AIM OF THE EXERCISE
Write each line of the material exactly as given, from the top through the line that contains "const yTitle = 'Place-level", and omit all pictures.

>>>>>

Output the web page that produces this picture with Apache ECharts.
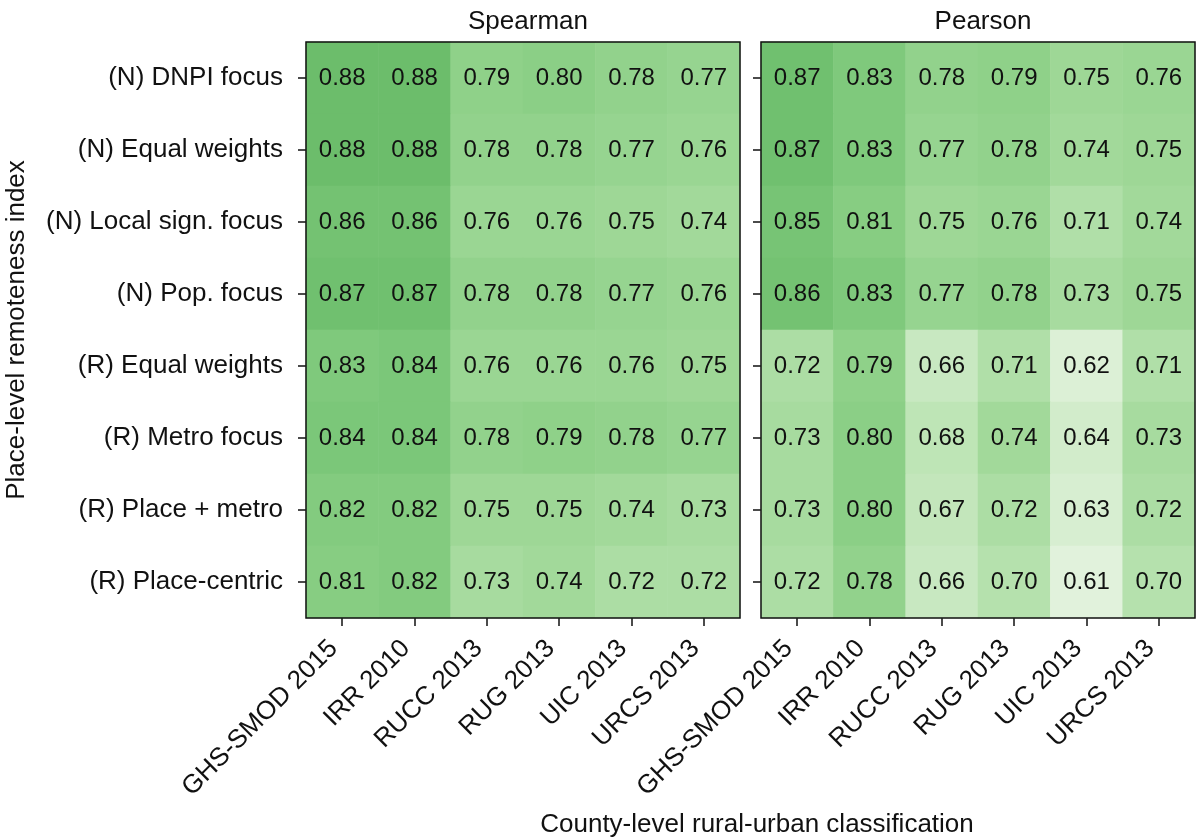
<!DOCTYPE html>
<html>
<head>
<meta charset="utf-8">
<script src="https://cdn.jsdelivr.net/npm/echarts@6/dist/echarts.min.js"></script>
<style>html,body{margin:0;padding:0;background:#fff}#c{width:1200px;height:840px}</style>
</head>
<body>
<div id="c"></div>
<script>
const rowLabels = ['(N) DNPI focus','(N) Equal weights','(N) Local sign. focus','(N) Pop. focus','(R) Equal weights','(R) Metro focus','(R) Place + metro','(R) Place-centric'];
const colLabels = ['GHS-SMOD 2015','IRR 2010','RUCC 2013','RUG 2013','UIC 2013','URCS 2013'];
const panelTitles = ['Spearman','Pearson'];
const spearman = [
  [0.88,0.88,0.79,0.80,0.78,0.77],
  [0.88,0.88,0.78,0.78,0.77,0.76],
  [0.86,0.86,0.76,0.76,0.75,0.74],
  [0.87,0.87,0.78,0.78,0.77,0.76],
  [0.83,0.84,0.76,0.76,0.76,0.75],
  [0.84,0.84,0.78,0.79,0.78,0.77],
  [0.82,0.82,0.75,0.75,0.74,0.73],
  [0.81,0.82,0.73,0.74,0.72,0.72]
];
const pearson = [
  [0.87,0.83,0.78,0.79,0.75,0.76],
  [0.87,0.83,0.77,0.78,0.74,0.75],
  [0.85,0.81,0.75,0.76,0.71,0.74],
  [0.86,0.83,0.77,0.78,0.73,0.75],
  [0.72,0.79,0.66,0.71,0.62,0.71],
  [0.73,0.80,0.68,0.74,0.64,0.73],
  [0.73,0.80,0.67,0.72,0.63,0.72],
  [0.72,0.78,0.66,0.70,0.61,0.70]
];
const xTitle = 'County-level rural-urban classification';
const yTitle = 'Place-level remoteness index';

function toData(m){const d=[];m.forEach((r,i)=>r.forEach((v,j)=>d.push([j,i,v])));return d;}
const font = 'Liberation Sans, Arial, sans-serif';
const FS = 24;
const AFS = 26;
const grids = [
  {left:306, top:42, width:434, height:576, show:true, z:10, borderColor:'#111', borderWidth:1.5, backgroundColor:'transparent'},
  {left:761, top:42, width:434, height:576, show:true, z:10, borderColor:'#111', borderWidth:1.5, backgroundColor:'transparent'}
];
const xAxes = grids.map((g,i)=>({
  type:'category', gridIndex:i, data:colLabels,
  axisLine:{show:false}, splitLine:{show:false},
  axisTick:{show:true, alignWithLabel:true, length:8, lineStyle:{color:'#111', width:1.5}},
  axisLabel:{rotate:45, interval:0, fontSize:AFS, color:'#111', fontFamily:font, margin:18, padding:[0,12,0,0]}
}));
const yAxes = grids.map((g,i)=>({
  type:'category', gridIndex:i, data:rowLabels, inverse:true,
  axisLine:{show:false}, splitLine:{show:false},
  axisTick:{show:true, alignWithLabel:true, length:8, lineStyle:{color:'#111', width:1.5}},
  axisLabel:{show:i===0, fontSize:AFS, color:'#111', fontFamily:font, margin:23},
  name: i===0 ? yTitle : '', nameLocation:'middle', nameGap:276, nameRotate:90,
  nameTextStyle:{fontSize:AFS, color:'#111', fontFamily:font}
}));
const option = {
  animation:false,
  backgroundColor:'#fff',
  title:[
    {text:panelTitles[0], left:523, top:4, textAlign:'center', textStyle:{fontSize:AFS, fontWeight:'normal', color:'#111', fontFamily:font}},
    {text:panelTitles[1], left:978, top:4, textAlign:'center', textStyle:{fontSize:AFS, fontWeight:'normal', color:'#111', fontFamily:font}},
    {text:xTitle, left:752, top:807, textAlign:'center', textStyle:{fontSize:AFS, fontWeight:'normal', color:'#111', fontFamily:font}}
  ],
  grid:grids, xAxis:xAxes, yAxis:yAxes,
  visualMap:[{
    type:'continuous', show:false, seriesIndex:[0,1], min:0.60, max:0.89,
    inRange:{color:['#e6f4e1','#c2e6ba','#a0d898','#84cc80','#68bb68']}
  }],
  series:[spearman,pearson].map((m,i)=>({
    type:'heatmap', xAxisIndex:i, yAxisIndex:i, data:toData(m),
    label:{show:true, formatter:p=>p.value[2].toFixed(2), fontSize:FS, color:'#111', fontFamily:font},
    itemStyle:{borderWidth:0}
  }))
};
const chart = echarts.init(document.getElementById('c'), null, {renderer:'canvas'});
chart.setOption(option);
</script>
</body>
</html>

<<<<<

OUTPUT OF THE EXERCISE
Output the web page that produces this picture with Apache ECharts.
<!DOCTYPE html>
<html>
<head>
<meta charset="utf-8">
<script src="https://cdn.jsdelivr.net/npm/echarts@6/dist/echarts.min.js"></script>
<style>html,body{margin:0;padding:0;background:#fff}#c{width:1200px;height:840px}</style>
</head>
<body>
<div id="c"></div>
<script>
const rowLabels = ['(N) DNPI focus','(N) Equal weights','(N) Local sign. focus','(N) Pop. focus','(R) Equal weights','(R) Metro focus','(R) Place + metro','(R) Place-centric'];
const colLabels = ['GHS-SMOD 2015','IRR 2010','RUCC 2013','RUG 2013','UIC 2013','URCS 2013'];
const panelTitles = ['Spearman','Pearson'];
const spearman = [
  [0.88,0.88,0.79,0.80,0.78,0.77],
  [0.88,0.88,0.78,0.78,0.77,0.76],
  [0.86,0.86,0.76,0.76,0.75,0.74],
  [0.87,0.87,0.78,0.78,0.77,0.76],
  [0.83,0.84,0.76,0.76,0.76,0.75],
  [0.84,0.84,0.78,0.79,0.78,0.77],
  [0.82,0.82,0.75,0.75,0.74,0.73],
  [0.81,0.82,0.73,0.74,0.72,0.72]
];
const pearson = [
  [0.87,0.83,0.78,0.79,0.75,0.76],
  [0.87,0.83,0.77,0.78,0.74,0.75],
  [0.85,0.81,0.75,0.76,0.71,0.74],
  [0.86,0.83,0.77,0.78,0.73,0.75],
  [0.72,0.79,0.66,0.71,0.62,0.71],
  [0.73,0.80,0.68,0.74,0.64,0.73],
  [0.73,0.80,0.67,0.72,0.63,0.72],
  [0.72,0.78,0.66,0.70,0.61,0.70]
];
const xTitle = 'County-level rural-urban classification';
const yTitle = 'Place-level remoteness index';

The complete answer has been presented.